В этой области синтаксической организации речи писатель обычно проходит столь же трудный путь учения, как и во всех прочих областях работы над словом. Добиться этой синтаксической легкости писателю удается не сразу: нетрудно заметить, как настойчиво давят на него синтаксические традиции и как подвержен он, в частности, давлению иностранного синтаксиса. Вспомним о французских оборотах, сохранившихся, например, в пушкинской прозе, о явственных галлицизмах молодого Григоровича, воспитанного на французской речи. Трудности, конечно, не ограничивались сферой иностранных воздействий: молодому писателю обычно с большим трудом даются и синтаксические нормы его родного языка. Так, например, в рукописях молодого Мамина-Сибиряка встречаются длиннейшие периоды и тяжеловесные обороты. Явление это характерно не для одного Мамина-Сибиряка. По мере того как изменяется в своем развитии писатель, существенным образом варьируются и особенности его синтаксической манеры. Либединский и Федин справедливо указывали на то влияние, которое оказал на их ранние произведения Андрей Белый. Сильнее всего это проявлялось в их синтаксисе.
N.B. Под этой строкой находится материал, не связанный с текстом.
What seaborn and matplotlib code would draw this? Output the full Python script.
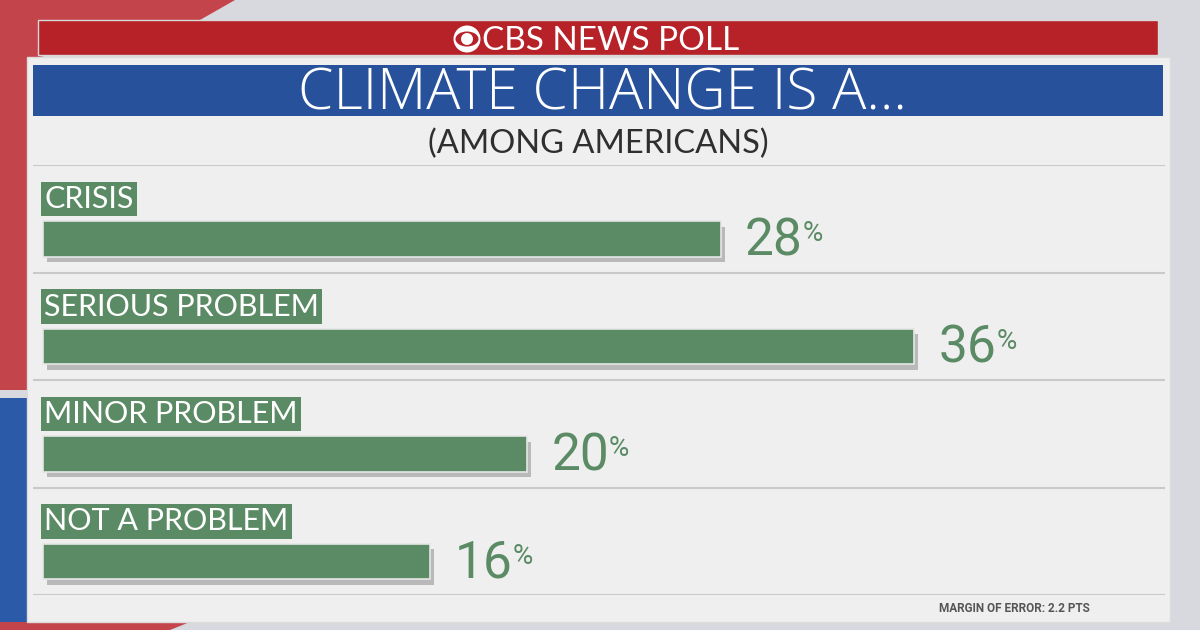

Первая повесть Либединского «должна была бы быть написана... с внутренним ритмом, как бы слегка приподнятой прозой, с элементами условности в речи... на ней чувствуется влияние Андрея Белого... он был одним из любимейших моих писателей». Федин говорил о «кори» «словесной игры», которой переболело большинство писателей его поколения и которая «протекала» в его литературной юности как «жар любви к образной речи, ритмический озноб, легкий бред сказом».
Вопросы синтаксической организации своего языка заботят писателя. Покажем это явление на примерах, взятых из истории французской литературы, в которой вообще так сильно внимание к стилистической проблематике. Обратимся к Руссо, который «лежа в постели, с закрытыми глазами... с величайшим трудом составлял и переворачивал в голове своей фразы», а некоторые свои периоды «изменял в голове в течение 5–6 ночей подряд, пока находил возможность записать их». На эту сторону стиля обращал свое внимание и Бальзак, резко критиковавший «до отчаяния однообразные» фразы Сю и вместе с тем отмечавший грамматические неточности и синтаксические шероховатости Стендаля: «Иногда несогласованность времен в глаголах, порой отсутствие глагола; иногда бесчисленные «это», «то», «что», «который» утомляют читателя... Длинная фраза у него плохо построена, фраза короткая лишена закругленности». Сам Бальзак вел напряженную работу над синтаксисом своих романов, столь выразительно охарактеризованную наблюдавшим ее Т. Готье: «Иногда одна только фраза отнимала у него целый вечер; он брался за нее вновь и вновь (elle était prise, reprise), переиначивал, удлинял и укорачивал, писал ее на сто различных ладов — и странная вещь! Подлинная, необходимая форма появлялась только после того, как были исчерпаны все приблизительные формы».